Andrews quote was not only demonstrated by the Merge volunteers, but by churches and organizations in Mound Bayou.  

“After a hard day’s labor, we thought the most benevolent act that could be done was to offer the volunteers a hot, Southern, delicious meal,” said Sandra Byars, the secretary for the recovery committee.  “We enlisted the services of area churches and organizations to prepare meals and to have them ready to serve at 6:30 each evening. No one can ever imagine the love and fellowship that took place around the dinner table.”

“Some of the Delta’s best cooks prepared some of the best meals imaginable,” said Geraldine Grammer, the vice-chairman of the BCLTRC.  “We felt the love and deeply regretted when the volunteers had to return home. You can’t love without serving and you can’t serve without loving.”

“We are deeply indebted to Pastor Brad Corban and the St. Luke United Methodist Church family and Pastor Johnson and the Walk of Faith Covenant Church family for providing the volunteers with a place to live while they were here.  It makes my heart smile when I see neighbors helping neighbors, and this is exactly what happened here,” she said.  “We also appreciate the outpouring of food, love and fellowship exemplified by Pastor Earl V. Hall and the First Baptist Church family, Pastor Horace McKay and the Greater Bethel AME Church family, Pastor Samuel Evans and the Pleasant Green MB Church and Elder Kenyun Johnson and the First Christian Church family.  Alpha Kappa Alpha Sorority, Incorporated, Chi Mu Omega Chapter members also assisted with meals for the volunteers.”

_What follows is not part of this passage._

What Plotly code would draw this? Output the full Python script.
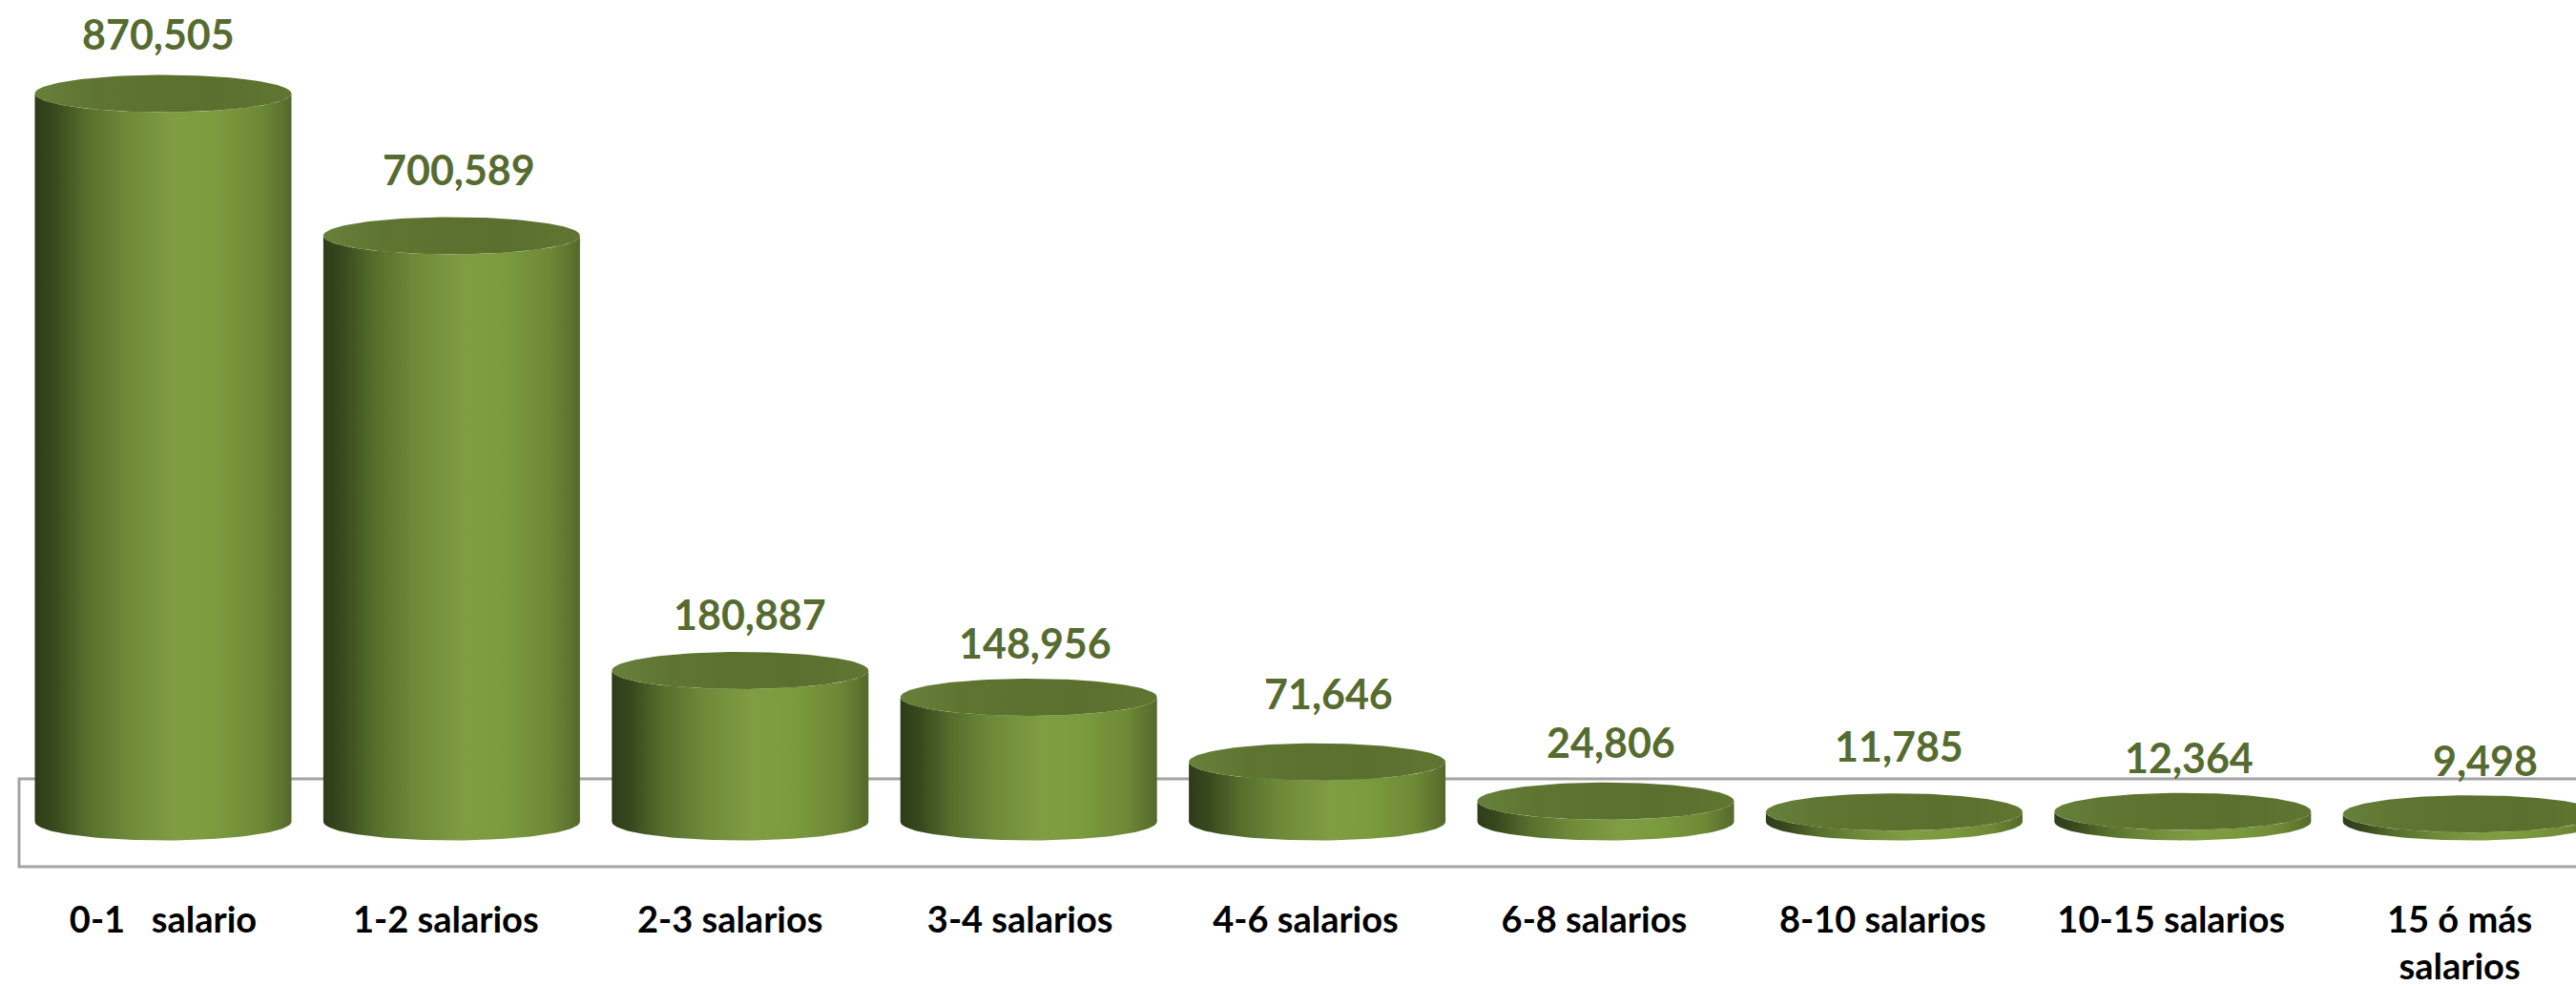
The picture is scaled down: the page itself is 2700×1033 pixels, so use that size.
import numpy as np
import plotly.graph_objects as go

categories = ["0-1   salario", "1-2 salarios", "2-3 salarios", "3-4 salarios", "4-6 salarios",
              "6-8 salarios", "8-10 salarios", "10-15 salarios", "15 ó más<br>salarios"]
values = [870505, 700589, 180887, 148956, 71646, 24806, 11785, 12364, 9498]

# styling / hand-placed label offsets (pixels) as in the source picture
label_dy = [63, 69, 59, 57, 72, 62, 69, 57, 56]
label_dx = [-5, 8, 10, 7, 12, 5, 5, 7, 15]
tick_dx = [0, -0.02, -0.035, -0.03, -0.04, -0.04, -0.04, -0.04, -0.04]

W, H_TOTAL = 2700, 1033
MB = 100
H = H_TOTAL - MB
K = 763 / 870505          # pixels per unit
BASE_PX = 861
PITCH = 302.4
CX0 = 171
HALF = 134.5 / PITCH
RY = 19.5 / K

yr = [-(H - BASE_PX) / K, BASE_PX / K]
xr = [-CX0 / PITCH, (W - CX0) / PITCH]

body_scale = [[0, "#2E3B19"], [0.08, "#394A1E"], [0.2, "#566E2C"], [0.36, "#6E8A39"],
              [0.55, "#7F9D43"], [0.7, "#7C9B3F"], [0.88, "#6E8936"], [1, "#55692B"]]
top_scale = [[0, "#66803A"], [0.25, "#5E7430"], [0.7, "#5B6F2E"], [1, "#5F7631"]]

t = np.linspace(0, np.pi, 80)
fig = go.Figure()

for i, v in enumerate(values):
    xl, xr_i = i - HALF, i + HALF
    bx = i - HALF * np.cos(t)
    by_bot = -RY * np.sin(t)
    by_top = v - RY * np.sin(t)
    px = np.concatenate([bx, bx[::-1], [bx[0]]])
    py = np.concatenate([by_bot, by_top[::-1], [by_bot[0]]])
    fig.add_trace(go.Scatter(
        x=px, y=py, mode="lines", line=dict(width=0), fill="toself",
        fillgradient=dict(type="horizontal", colorscale=body_scale, start=xl, stop=xr_i),
        hoverinfo="skip", showlegend=False))
    a = np.linspace(0, 2 * np.pi, 160)
    fig.add_trace(go.Scatter(
        x=i + HALF * np.cos(a), y=v + RY * np.sin(a), mode="lines", line=dict(width=0),
        fill="toself",
        fillgradient=dict(type="horizontal", colorscale=top_scale, start=xl, stop=xr_i),
        hoverinfo="skip", showlegend=False))
    fig.add_annotation(x=i, y=v, text=f"{v:,}", showarrow=False, xanchor="center", yanchor="middle",
                       xshift=label_dx[i], yshift=label_dy[i],
                       font=dict(family="Lato", size=43, color="#556B2F", weight="bold"))

fig.add_shape(type="rect", layer="below", xref="x", yref="y",
              x0=(20 - CX0) / PITCH, x1=(2800 - CX0) / PITCH,
              y0=-47 / K, y1=45 / K, line=dict(color="#A3A3A3", width=3), fillcolor="white")

fig.update_layout(
    width=W, height=H_TOTAL, paper_bgcolor="white", plot_bgcolor="white", showlegend=False,
    margin=dict(l=0, r=0, t=0, b=MB, pad=0, autoexpand=False),
    xaxis=dict(range=xr, tickmode="array", tickvals=[i + d for i, d in enumerate(tick_dx)],
               ticktext=categories, tickangle=0, showgrid=False, zeroline=False, showline=False,
               ticks="", ticklabelstandoff=5,
               tickfont=dict(family="Lato", size=38, color="black", weight="bold")),
    yaxis=dict(range=yr, visible=False, showgrid=False, zeroline=False),
)
fig.write_html("out.html", config={"displayModeBar": False},
               post_script="document.body.style.margin='0';document.body.style.overflow='hidden';")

“We are so appreciative of the support from Denise Gray-Hunt, Director of Individual Assistance with MEMA and Carlos Martinez, Jr., the Individual Assistance Specialist,” said Morris.  “They saw the collaborative efforts of this community, coupled with the Merge volunteers’ services, and sent a team from their Public Relations Office to interview volunteers and homeowners.”

The video can be viewed on Youtube.com, Bolivar County Rebuilds After the June 2021 Flash Flood.

The Evangelical Covenant Church (ECC) is a multiethnic denomination in the United States and Canada with ministries on five continents of the world. Founded in 1885 by Swedish immigrants, the ECC values the Bible as the word of God, the gift of God’s grace and ever-deepening spiritual life that comes through a faith with Jesus Christ, the importance of extending God’s love and compassion to a hurting world, and the strength that comes from unity within diversity.

Organized in 2012, by interim pastor Walt Griffith of First Presbyterian Church in Cleveland, the BCLTDRC’s purpose is to meet and work together to address the unmet needs of residents of Bolivar County, in response to county, state, or federally declared disasters, particularly those whose needs are not met by the Mississippi Emergency Management Agency (MEMA), the Red Cross, the Federal Emergency Management Agency (FEMA) and other agencies.  According to Morris, the group is committed to providing spiritual, emotional and physical resources to those affected by disasters.   

“Our mission is to provide ongoing preparedness within this community for relief in disaster contingencies and to provide simplified access to services for affected residents regardless of ethnicity, religious preference, gender or disability,” said Morris.  “We are especially committed to those individuals who are most vulnerable to having their needs overlooked in the recovery process,” she said.  Morris stated that this committee collaborates with other organizations, coordinates management, resources,  and volunteers for the long-term process.  The BCLTDRC is a 501(c) 3 organization and gladly accepts tax-deductible donations for the ongoing support of the committee’s efforts. The committee is strictly volunteer, and no members are compensated for their time.”